## Exercise requirements
Without the pictures, set down every line of the data exactly.

## Dataset content
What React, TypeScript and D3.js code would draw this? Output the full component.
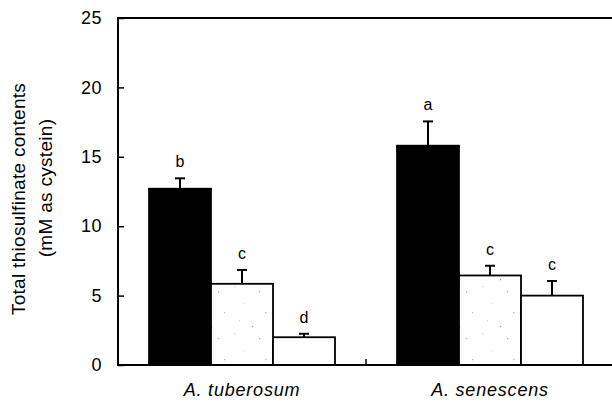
import React, { useEffect, useRef } from "react";
import * as d3 from "d3";

// species on the x axis
const species = ["A. tuberosum", "A. senescens"];
// three treatments per species (black, stippled, white bars)
const treatments = ["t1", "t2", "t3"];

const tuberosumMeans = [12.7, 5.85, 2.0];
const tuberosumErrors = [0.75, 1.0, 0.25];
const tuberosumLetters = ["b", "c", "d"];

const senescensMeans = [15.8, 6.45, 5.0];
const senescensErrors = [1.75, 0.7, 1.05];
const senescensLetters = ["a", "c", "c"];

const yTicks = [0, 5, 10, 15, 20, 25];

const App = () => {
  const svgRef = useRef<SVGSVGElement>(null);

  useEffect(() => {
    const width = 612;
    const height = 403;
    const margin = { top: 18, right: -2, bottom: 38, left: 118 };
    const font = "'Liberation Sans', Arial, Helvetica, sans-serif";

    const svg = d3.select(svgRef.current)
      .attr("width", width)
      .attr("height", height)
      .style("position", "absolute")
      .style("left", "0px")
      .style("top", "0px")
      .style("background", "#fff");

    svg.selectAll("*").remove();

    // sparse speckle fill for the middle bars
    const pattern = svg.append("defs").append("pattern")
      .attr("id", "speckle")
      .attr("patternUnits", "userSpaceOnUse")
      .attr("width", 41)
      .attr("height", 47);
    pattern.append("rect").attr("width", 41).attr("height", 47).attr("fill", "#fefefe");
    [[3, 4, "#ddd"], [28, 9, "#aaa"], [12, 21, "#e2e2e2"], [34, 30, "#bbb"], [8, 38, "#ddd"], [21, 44, "#999"]].forEach(([x, y, c]) => {
      pattern.append("rect").attr("x", x).attr("y", y).attr("width", 1.2).attr("height", 1.2).attr("fill", c as string);
    });
    const fills = ["#000", "url(#speckle)", "#fff"];

    const data = [
      { name: species[0], means: tuberosumMeans, errors: tuberosumErrors, letters: tuberosumLetters },
      { name: species[1], means: senescensMeans, errors: senescensErrors, letters: senescensLetters },
    ];

    const x0 = d3.scaleBand()
      .domain(species)
      .range([margin.left, width - margin.right])
      .paddingInner(0.25)
      .paddingOuter(0.125);

    const x1 = d3.scaleBand()
      .domain(treatments)
      .range([0, x0.bandwidth()])
      .padding(0);

    const y = d3.scaleLinear()
      .domain([0, 25])
      .range([height - margin.bottom, margin.top]);

    // bars
    data.forEach(group => {
      const g = svg.append("g").attr("transform", `translate(${x0(group.name)},0)`);
      treatments.forEach((t, i) => {
        const bx = x1(t)!;
        const bw = x1.bandwidth();
        const v = group.means[i];
        const top = y(group.means[i] + group.errors[i]);
        g.append("line")
          .attr("x1", bx + bw / 2).attr("x2", bx + bw / 2)
          .attr("y1", y(v)).attr("y2", top)
          .attr("stroke", "#000").attr("stroke-width", 2);
        g.append("line")
          .attr("x1", bx + bw / 2 - 5).attr("x2", bx + bw / 2 + 5)
          .attr("y1", top).attr("y2", top)
          .attr("stroke", "#000").attr("stroke-width", 2);
        g.append("rect")
          .attr("x", bx)
          .attr("y", y(v))
          .attr("width", bw)
          .attr("height", y(0) - y(v))
          .attr("fill", fills[i])
          .attr("stroke", "#000")
          .attr("stroke-width", 1.8);
        g.append("text")
          .attr("x", bx + bw / 2)
          .attr("y", top - 11)
          .attr("text-anchor", "middle")
          .style("font-family", font)
          .style("font-size", "16px")
          .text(group.letters[i]);
      });
    });

    // frame
    svg.append("rect")
      .attr("x", margin.left)
      .attr("y", margin.top)
      .attr("width", width - margin.right - margin.left)
      .attr("height", y(0) - margin.top)
      .attr("fill", "none")
      .attr("stroke", "#000")
      .attr("stroke-width", 2);

    // y axis, ticks pointing inward
    const yAxis = svg.append("g")
      .attr("transform", `translate(${margin.left},0)`)
      .call(d3.axisLeft(y).tickValues(yTicks).tickSize(-6).tickPadding(16).tickFormat(d3.format("d")));
    yAxis.select(".domain").remove();
    yAxis.selectAll("line").attr("stroke", "#000").attr("stroke-width", 1.5);
    yAxis.selectAll("text")
      .style("font-family", font)
      .style("font-size", "18px")
      .style("letter-spacing", "0.5px")
      .attr("fill", "#000");

    // tick separating the two species groups
    const sep = (x0(species[0])! + x0.bandwidth() + x0(species[1])!) / 2;
    svg.append("line")
      .attr("x1", sep).attr("x2", sep)
      .attr("y1", y(0)).attr("y2", y(0) - 6)
      .attr("stroke", "#000").attr("stroke-width", 1.5);

    // x labels
    species.forEach(s => {
      svg.append("text")
        .attr("x", x0(s)! + x0.bandwidth() / 2)
        .attr("y", 396)
        .attr("text-anchor", "middle")
        .style("font-family", font)
        .style("font-size", "18px")
        .style("font-style", "italic")
        .style("letter-spacing", "0.8px")
        .text(s);
    });

    // y title
    svg.append("text")
      .attr("transform", "translate(25,199) rotate(-90)")
      .attr("text-anchor", "middle")
      .style("font-family", font)
      .style("font-size", "19px")
      .style("letter-spacing", "0.3px")
      .text("Total thiosulfinate contents");
    svg.append("text")
      .attr("transform", "translate(52,188) rotate(-90)")
      .attr("text-anchor", "middle")
      .style("font-family", font)
      .style("font-size", "19px")
      .style("letter-spacing", "0.3px")
      .text("(mM as cystein)");
  }, []);

  return <svg ref={svgRef}></svg>;
};

export default App;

## Full solution
What React, TypeScript and D3.js code would draw this? Output the full component.
import React, { useEffect, useRef } from "react";
import * as d3 from "d3";

// species on the x axis
const species = ["A. tuberosum", "A. senescens"];
// three treatments per species (black, stippled, white bars)
const treatments = ["t1", "t2", "t3"];

const tuberosumMeans = [12.7, 5.85, 2.0];
const tuberosumErrors = [0.75, 1.0, 0.25];
const tuberosumLetters = ["b", "c", "d"];

const senescensMeans = [15.8, 6.45, 5.0];
const senescensErrors = [1.75, 0.7, 1.05];
const senescensLetters = ["a", "c", "c"];

const yTicks = [0, 5, 10, 15, 20, 25];

const App = () => {
  const svgRef = useRef<SVGSVGElement>(null);

  useEffect(() => {
    const width = 612;
    const height = 403;
    const margin = { top: 18, right: -2, bottom: 38, left: 118 };
    const font = "'Liberation Sans', Arial, Helvetica, sans-serif";

    const svg = d3.select(svgRef.current)
      .attr("width", width)
      .attr("height", height)
      .style("position", "absolute")
      .style("left", "0px")
      .style("top", "0px")
      .style("background", "#fff");

    svg.selectAll("*").remove();

    // sparse speckle fill for the middle bars
    const pattern = svg.append("defs").append("pattern")
      .attr("id", "speckle")
      .attr("patternUnits", "userSpaceOnUse")
      .attr("width", 41)
      .attr("height", 47);
    pattern.append("rect").attr("width", 41).attr("height", 47).attr("fill", "#fefefe");
    [[3, 4, "#ddd"], [28, 9, "#aaa"], [12, 21, "#e2e2e2"], [34, 30, "#bbb"], [8, 38, "#ddd"], [21, 44, "#999"]].forEach(([x, y, c]) => {
      pattern.append("rect").attr("x", x).attr("y", y).attr("width", 1.2).attr("height", 1.2).attr("fill", c as string);
    });
    const fills = ["#000", "url(#speckle)", "#fff"];

    const data = [
      { name: species[0], means: tuberosumMeans, errors: tuberosumErrors, letters: tuberosumLetters },
      { name: species[1], means: senescensMeans, errors: senescensErrors, letters: senescensLetters },
    ];

    const x0 = d3.scaleBand()
      .domain(species)
      .range([margin.left, width - margin.right])
      .paddingInner(0.25)
      .paddingOuter(0.125);

    const x1 = d3.scaleBand()
      .domain(treatments)
      .range([0, x0.bandwidth()])
      .padding(0);

    const y = d3.scaleLinear()
      .domain([0, 25])
      .range([height - margin.bottom, margin.top]);

    // bars
    data.forEach(group => {
      const g = svg.append("g").attr("transform", `translate(${x0(group.name)},0)`);
      treatments.forEach((t, i) => {
        const bx = x1(t)!;
        const bw = x1.bandwidth();
        const v = group.means[i];
        const top = y(group.means[i] + group.errors[i]);
        g.append("line")
          .attr("x1", bx + bw / 2).attr("x2", bx + bw / 2)
          .attr("y1", y(v)).attr("y2", top)
          .attr("stroke", "#000").attr("stroke-width", 2);
        g.append("line")
          .attr("x1", bx + bw / 2 - 5).attr("x2", bx + bw / 2 + 5)
          .attr("y1", top).attr("y2", top)
          .attr("stroke", "#000").attr("stroke-width", 2);
        g.append("rect")
          .attr("x", bx)
          .attr("y", y(v))
          .attr("width", bw)
          .attr("height", y(0) - y(v))
          .attr("fill", fills[i])
          .attr("stroke", "#000")
          .attr("stroke-width", 1.8);
        g.append("text")
          .attr("x", bx + bw / 2)
          .attr("y", top - 11)
          .attr("text-anchor", "middle")
          .style("font-family", font)
          .style("font-size", "16px")
          .text(group.letters[i]);
      });
    });

    // frame
    svg.append("rect")
      .attr("x", margin.left)
      .attr("y", margin.top)
      .attr("width", width - margin.right - margin.left)
      .attr("height", y(0) - margin.top)
      .attr("fill", "none")
      .attr("stroke", "#000")
      .attr("stroke-width", 2);

    // y axis, ticks pointing inward
    const yAxis = svg.append("g")
      .attr("transform", `translate(${margin.left},0)`)
      .call(d3.axisLeft(y).tickValues(yTicks).tickSize(-6).tickPadding(16).tickFormat(d3.format("d")));
    yAxis.select(".domain").remove();
    yAxis.selectAll("line").attr("stroke", "#000").attr("stroke-width", 1.5);
    yAxis.selectAll("text")
      .style("font-family", font)
      .style("font-size", "18px")
      .style("letter-spacing", "0.5px")
      .attr("fill", "#000");

    // tick separating the two species groups
    const sep = (x0(species[0])! + x0.bandwidth() + x0(species[1])!) / 2;
    svg.append("line")
      .attr("x1", sep).attr("x2", sep)
      .attr("y1", y(0)).attr("y2", y(0) - 6)
      .attr("stroke", "#000").attr("stroke-width", 1.5);

    // x labels
    species.forEach(s => {
      svg.append("text")
        .attr("x", x0(s)! + x0.bandwidth() / 2)
        .attr("y", 396)
        .attr("text-anchor", "middle")
        .style("font-family", font)
        .style("font-size", "18px")
        .style("font-style", "italic")
        .style("letter-spacing", "0.8px")
        .text(s);
    });

    // y title
    svg.append("text")
      .attr("transform", "translate(25,199) rotate(-90)")
      .attr("text-anchor", "middle")
      .style("font-family", font)
      .style("font-size", "19px")
      .style("letter-spacing", "0.3px")
      .text("Total thiosulfinate contents");
    svg.append("text")
      .attr("transform", "translate(52,188) rotate(-90)")
      .attr("text-anchor", "middle")
      .style("font-family", font)
      .style("font-size", "19px")
      .style("letter-spacing", "0.3px")
      .text("(mM as cystein)");
  }, []);

  return <svg ref={svgRef}></svg>;
};

export default App;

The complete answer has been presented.